Oh blimey, in spades do I agree with that.
 
Venezuela's government is pure power-hungry corruption that completely overtook any socialist ideals; it is a dictatorship that wasted their money. It has nothing to do with socialism.

I think we have many variants and definitions of socialism. I am for socialism. I believe in helping my fellow man and I’m willing to put what I have to the common good. But I am not a socialist in terms of keeping everyone in their place and not allowing the growth of wealth which pays for true socialism because of some political dogma. The UK’s socialists, neatly portrayed by Jeremy Corbyn, love Venezuela and it’s leaders and will say nothing against them. I agree with you, this is not socialism but it is socialist......
 
Who will run it though?

The ideal would be some not-for-profit body that is separate from the Department of Transport (who has abelard says are actively useless), perhaps one with a mixed ownership between employees, the state and the public owning a third each.
 
You can say that last point about any government of the past twenty years at least.

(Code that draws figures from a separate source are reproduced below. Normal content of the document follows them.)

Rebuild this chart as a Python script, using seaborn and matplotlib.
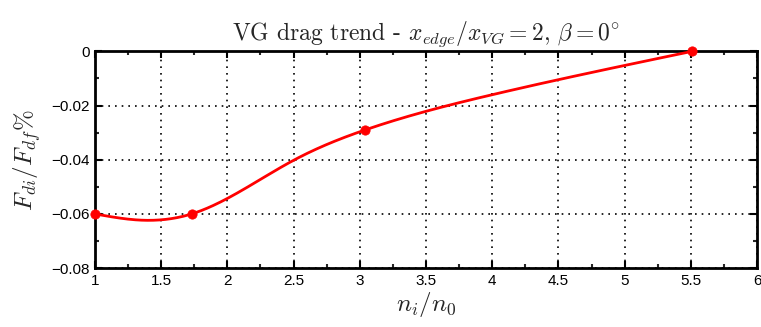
import numpy as np
import pandas as pd
import matplotlib
matplotlib.use("Agg")
import matplotlib.pyplot as plt
import seaborn as sns
from matplotlib.ticker import MultipleLocator, FuncFormatter

# marker data
n_ratio = [1.0, 1.73, 3.04, 5.51]
drag = [-0.060, -0.060, -0.029, 0.000]

# points along the drawn smooth curve
curve_x = [1.0, 1.35, 1.73, 2.5, 3.04, 4.0, 5.51]
curve_y = [-0.060, -0.0623, -0.060, -0.0402, -0.029, -0.0160, 0.0]

x_ticks = [1, 1.5, 2, 2.5, 3, 3.5, 4, 4.5, 5, 5.5, 6]
y_ticks = [-0.08, -0.06, -0.04, -0.02, 0]


def natural_spline(x, y, xs):
    x = np.asarray(x, float)
    y = np.asarray(y, float)
    n = len(x)
    h = np.diff(x)
    d = np.diff(y) / h
    A = np.zeros((n, n))
    b = np.zeros(n)
    A[0, 0] = A[-1, -1] = 1
    for i in range(1, n - 1):
        A[i, i - 1] = h[i - 1]
        A[i, i] = 2 * (h[i - 1] + h[i])
        A[i, i + 1] = h[i]
        b[i] = 3 * (d[i] - d[i - 1])
    c = np.linalg.solve(A, b)
    out = np.empty_like(xs)
    for k, xv in enumerate(xs):
        i = min(max(np.searchsorted(x, xv) - 1, 0), n - 2)
        bi = d[i] - h[i] * (2 * c[i] + c[i + 1]) / 3
        di = (c[i + 1] - c[i]) / (3 * h[i])
        t = xv - x[i]
        out[k] = y[i] + bi * t + c[i] * t ** 2 + di * t ** 3
    return out


sns.set_theme(style="white")
plt.rcParams['font.family'] = ['Liberation Sans', 'DejaVu Sans']
plt.rcParams['mathtext.fontset'] = 'cm'

fig = plt.figure(figsize=(7.61, 3.27), dpi=100)
ax = fig.add_axes([0.1248, 0.180, 0.870, 0.663])

xs = np.linspace(min(curve_x), max(curve_x), 400)
curve = pd.DataFrame({"x": xs, "y": natural_spline(curve_x, curve_y, xs)})
pts = pd.DataFrame({"x": n_ratio, "y": drag})

sns.lineplot(data=curve, x="x", y="y", ax=ax, color="#ff0000", linewidth=2, zorder=3)
sns.scatterplot(data=pts, x="x", y="y", ax=ax, color="#ff0000", s=45, edgecolor="#ff0000", zorder=4, clip_on=False)

ax.set_xlim(1, 6)
ax.set_ylim(-0.08, 0)
ax.set_xticks(x_ticks)
ax.set_yticks(y_ticks)
ax.xaxis.set_minor_locator(MultipleLocator(0.25))
ax.yaxis.set_minor_locator(MultipleLocator(0.01))
ax.xaxis.set_major_formatter(FuncFormatter(lambda v, p: f"{v:g}"))
ax.yaxis.set_major_formatter(FuncFormatter(lambda v, p: "0" if abs(v) < 1e-9 else f"{v:.2f}".replace("-", "\u2212")))

ax.grid(True, which="major", color="black", linestyle=(0, (1, 3)), linewidth=1.2)
ax.tick_params(which="major", direction="in", length=5, width=1.5, labelsize=11, colors="black",
               top=True, right=True, pad=4, left=True, bottom=True)
ax.tick_params(which="minor", direction="in", length=3, width=1.5, top=True, right=True, left=True, bottom=True)
for s in ax.spines.values():
    s.set_color("black")
    s.set_linewidth(2)

ax.set_title(r"VG drag trend - $x_{edge}/x_{VG}=2$, $\beta=0^{\circ}$", fontsize=17, pad=8,
             fontfamily="cmr10")
ax.set_xlabel(r"$n_i/n_0$", fontsize=18, labelpad=2)
ax.set_ylabel(r"$F_{di}/F_{df}$%", fontsize=18, labelpad=6, fontfamily="cmr10")

fig.savefig("out.png", dpi=100)
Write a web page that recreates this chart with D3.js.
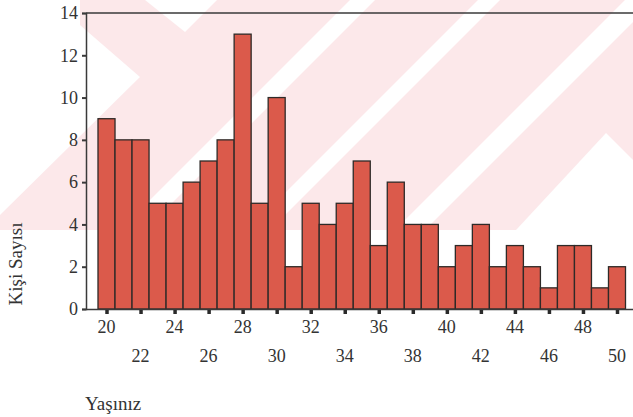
<!DOCTYPE html>
<html>
<head>
<meta charset="utf-8">
<script src="https://cdn.jsdelivr.net/npm/d3@7/dist/d3.min.js"></script>
<style>
  html, body { margin: 0; padding: 0; background: #fff; }
  svg { display: block; }
</style>
</head>
<body>
<svg id="chart" width="633" height="417"></svg>
<script>
// Data
const ages = [20,21,22,23,24,25,26,27,28,29,30,31,32,33,34,35,36,37,38,39,40,41,42,43,44,45,46,47,48,49,50];
const counts = [9,8,8,5,5,6,7,8,13,5,10,2,5,4,5,7,3,6,4,4,2,3,4,2,3,2,1,3,3,1,2];
const yTicks = [0,2,4,6,8,10,12,14];
const xTicksRow1 = [20,24,28,32,36,40,44,48];
const xTicksRow2 = [22,26,30,34,38,42,46,50];
const yLabel = "Kişi Sayısı";
const xLabel = "Yaşınız";

const svg = d3.select("#chart");
const W = 633, H = 417;
const serif = "Liberation Serif, Times New Roman, serif";
const textColor = "#333";

// faint watermark background
const wm = svg.append("g");
const pink = "#fce8ea";
wm.append("rect").attr("x",0).attr("y",0).attr("width",W).attr("height",230).attr("fill",pink);
const whites = [
  [[0,0],[80,0],[80,25],[140,77],[0,215],[0,0]],
  [[145,0],[185,32],[217,0]],
  [[120,230],[145,230],[375,0],[350,0]],
  [[248,230],[270,230],[500,0],[478,0]],
  [[395,230],[425,230],[655,0],[625,0]],
  [[516,230],[606,133],[633,160],[633,230]]
];
wm.selectAll("polygon").data(whites).join("polygon")
  .attr("points", d => d.map(p => p.join(",")).join(" "))
  .attr("fill", "#fff");

const x = d3.scaleLinear().domain([19.5, 50.5]).range([98, 625.5]);
const y = d3.scaleLinear().domain([0, 14]).range([309, 13]);
const bw = x(1) - x(0);

// bars
svg.append("g").selectAll("rect").data(ages).join("rect")
  .attr("x", (d) => x(d - 0.5))
  .attr("y", (d, i) => y(counts[i]))
  .attr("width", bw)
  .attr("height", (d, i) => y(0) - y(counts[i]))
  .attr("fill", "#db5a4b")
  .attr("stroke", "#2e2a28")
  .attr("stroke-width", 1.3);

// frame lines
const axisColor = "#3a3a3a";
svg.append("line").attr("x1",86).attr("x2",W).attr("y1",y(14)).attr("y2",y(14))
  .attr("stroke",axisColor).attr("stroke-width",1.3);
svg.append("line").attr("x1",86).attr("x2",W).attr("y1",y(0)+0.5).attr("y2",y(0)+0.5)
  .attr("stroke",axisColor).attr("stroke-width",1.5);

// y axis
const yAxis = svg.append("g").attr("transform","translate(86,0)")
  .call(d3.axisLeft(y).tickValues(yTicks).tickSize(4).tickPadding(4).tickFormat(d3.format("d")));
yAxis.attr("font-family", serif).attr("font-size", 18);
yAxis.select(".domain").attr("stroke",axisColor).attr("stroke-width",1.5);
yAxis.selectAll(".tick line").attr("stroke",axisColor).attr("stroke-width",2);
yAxis.selectAll(".tick text").attr("fill",textColor);

// x axis tick marks
const xAxis = svg.append("g").attr("transform",`translate(0,${y(0)+1})`)
  .call(d3.axisBottom(x).tickValues(xTicksRow1.concat(xTicksRow2)).tickSize(4).tickFormat(""));
xAxis.select(".domain").remove();
xAxis.selectAll(".tick line").attr("stroke","#2a2a2a").attr("stroke-width",3.5);

// x labels in two staggered rows
const labels = svg.append("g").attr("font-family", serif).attr("font-size", 18).attr("fill", textColor);
labels.append("g").selectAll("text").data(xTicksRow1).join("text")
  .attr("x", d => x(d)).attr("y", 333).attr("text-anchor","middle").text(d => d);
labels.append("g").selectAll("text").data(xTicksRow2).join("text")
  .attr("x", d => x(d)).attr("y", 362).attr("text-anchor","middle").text(d => d);

// axis titles
svg.append("text").attr("transform","translate(22,264) rotate(-90)")
  .attr("font-family", serif).attr("font-size", 19).attr("fill",textColor)
  .attr("text-anchor","middle").text(yLabel);
svg.append("text").attr("x",85).attr("y",410)
  .attr("font-family", serif).attr("font-size", 19).attr("fill",textColor).text(xLabel);
</script>
</body>
</html>
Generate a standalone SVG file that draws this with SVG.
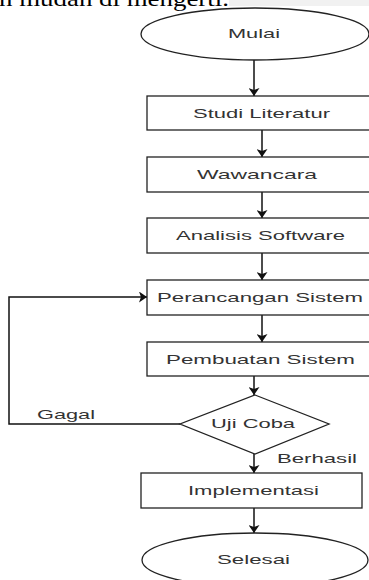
<svg xmlns="http://www.w3.org/2000/svg" width="369" height="580" viewBox="0 0 369 580">
<defs>
<style>
.shape{fill:#fff;stroke:#222;stroke-width:1.3}
.lbl{font-family:"Liberation Sans",Arial,sans-serif;font-size:13px;fill:#333;text-anchor:start}
.edge{fill:none;stroke:#111;stroke-width:1.5}
</style>
<marker id="arr" viewBox="0 0 8 11" refX="8" refY="5.5" markerWidth="8" markerHeight="11" markerUnits="userSpaceOnUse" orient="auto">
<path d="M0,0 L8,5.5 L0,11 L2,5.5 z" fill="#111"/>
</marker>
</defs>
<rect x="0" y="0" width="369" height="580" fill="#fff"/>
<rect x="229" y="0" width="140" height="6" fill="#f1f1f1"/>
<text x="-1" y="6" font-family="'Liberation Serif','Times New Roman',serif" font-size="21" fill="#000" textLength="230" lengthAdjust="spacingAndGlyphs">n mudah di mengerti.</text>

<g id="connectors">
<line class="edge" x1="254" y1="60" x2="254" y2="96" marker-end="url(#arr)"/>
<line class="edge" x1="262" y1="130" x2="262" y2="157" marker-end="url(#arr)"/>
<line class="edge" x1="262" y1="192" x2="262" y2="218" marker-end="url(#arr)"/>
<line class="edge" x1="262" y1="253" x2="262" y2="280" marker-end="url(#arr)"/>
<line class="edge" x1="262" y1="315" x2="262" y2="342" marker-end="url(#arr)"/>
<line class="edge" x1="254" y1="376" x2="254" y2="395" marker-end="url(#arr)"/>
<line class="edge" x1="254" y1="454" x2="254" y2="473" marker-end="url(#arr)"/>
<line class="edge" x1="254" y1="508" x2="254" y2="533" marker-end="url(#arr)"/>
<polyline class="edge" points="180,424 9,424 9,297 147,297" marker-end="url(#arr)"/>
<text class="lbl" x="37" y="418.5" textLength="58" lengthAdjust="spacingAndGlyphs">Gagal</text>
<text class="lbl" x="277" y="462.5" textLength="80" lengthAdjust="spacingAndGlyphs">Berhasil</text>
</g>

<g id="mulai">
<ellipse class="shape" cx="255" cy="34" rx="114" ry="26" stroke-width="1"/>
<text class="lbl" x="228" y="37.5" textLength="52" lengthAdjust="spacingAndGlyphs">Mulai</text>
</g>
<g id="studi">
<rect class="shape" x="147" y="96" width="228" height="34"/>
<text class="lbl" x="193" y="117.5" textLength="137" lengthAdjust="spacingAndGlyphs">Studi Literatur</text>
</g>
<g id="wawancara">
<rect class="shape" x="147" y="157" width="228" height="35"/>
<text class="lbl" x="197" y="178.5" textLength="120" lengthAdjust="spacingAndGlyphs">Wawancara</text>
</g>
<g id="analisis">
<rect class="shape" x="147" y="218" width="228" height="35"/>
<text class="lbl" x="176" y="240" textLength="169" lengthAdjust="spacingAndGlyphs">Analisis Software</text>
</g>
<g id="perancangan">
<rect class="shape" x="147" y="280" width="228" height="35"/>
<text class="lbl" x="157" y="302" textLength="206" lengthAdjust="spacingAndGlyphs">Perancangan Sistem</text>
</g>
<g id="pembuatan">
<rect class="shape" x="147" y="342" width="228" height="34"/>
<text class="lbl" x="166" y="363.5" textLength="189" lengthAdjust="spacingAndGlyphs">Pembuatan Sistem</text>
</g>
<g id="ujicoba">
<polygon class="shape" points="255,395 329,424 255,454 180,424"/>
<text class="lbl" x="211" y="427.5" textLength="84" lengthAdjust="spacingAndGlyphs">Uji Coba</text>
</g>
<g id="implementasi">
<rect class="shape" x="141" y="473" width="221" height="35"/>
<text class="lbl" x="188" y="495" textLength="131" lengthAdjust="spacingAndGlyphs">Implementasi</text>
</g>
<g id="selesai">
<ellipse class="shape" cx="255" cy="560" rx="113" ry="27" stroke-width="1"/>
<text class="lbl" x="217" y="564" textLength="73" lengthAdjust="spacingAndGlyphs">Selesai</text>
</g>
</svg>
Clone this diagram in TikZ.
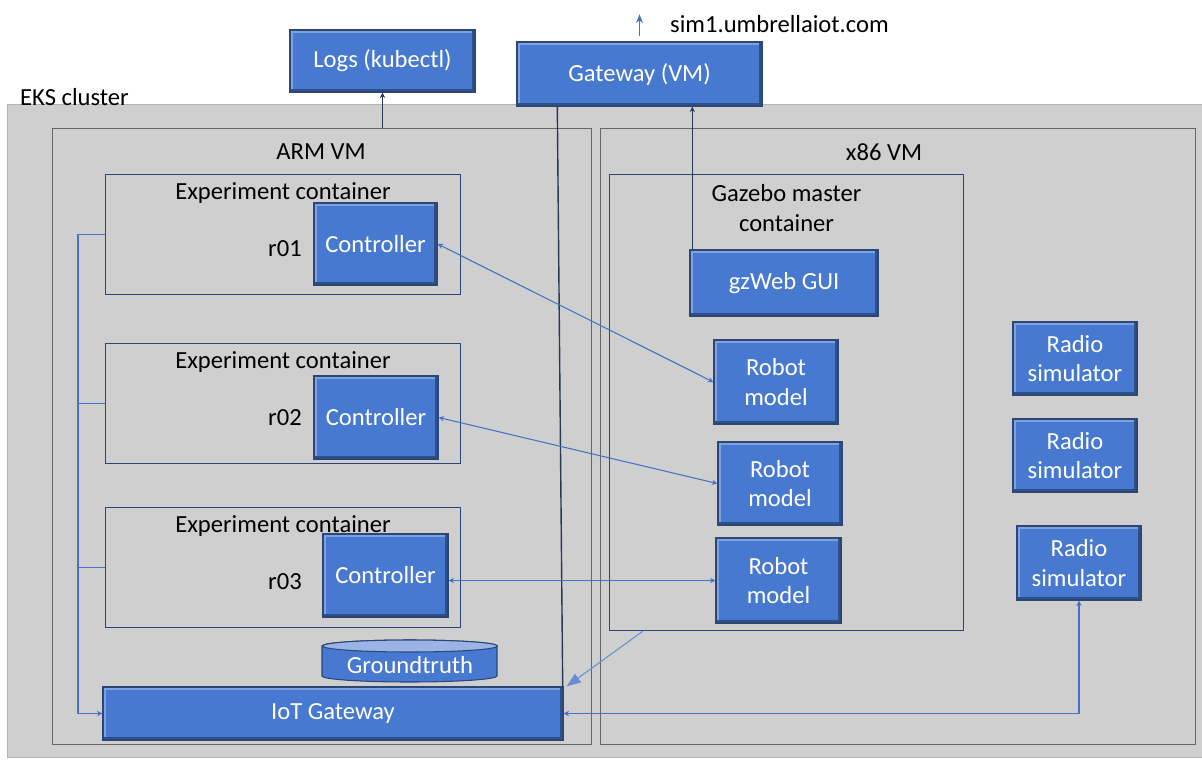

As for the railways, the way he apparently wants to do it is to roll the franchises back into public ownership as they expire, so the likes of Abellio, DB and the rest would slowly go away and they'd be left with only the ROSCOs to deal with (the firms that actually own the trains). This is the best and cheapest legal way of renationalizing it, and once you get to that point then the likelyhood is that it will be run competently goes up because there will be no more need to divert attention and money to the system of franchising, it can all be focused on the railway.

Do you actually believe this. Honestly. Do you have any experience of seeing how nationalised Industries actually perform in the U.K. or is this just some form of utopian dream.......
 
I think we have many variants and definitions of socialism. I am for socialism. I believe in helping my fellow man and I’m willing to put what I have to the common good. But I am not a socialist in terms of keeping everyone in their place and not allowing the growth of wealth which pays for true socialism because of some political dogma. The UK’s socialists, neatly portrayed by Jeremy Corbyn, love Venezuela and it’s leaders and will say nothing against them. I agree with you, this is not socialism but it is socialist......

I can't imagine any politician worth their salt praising Venezuela's government. It's been known for a long time, since mid-2000s, that Chavez was a corrupt authoritarian.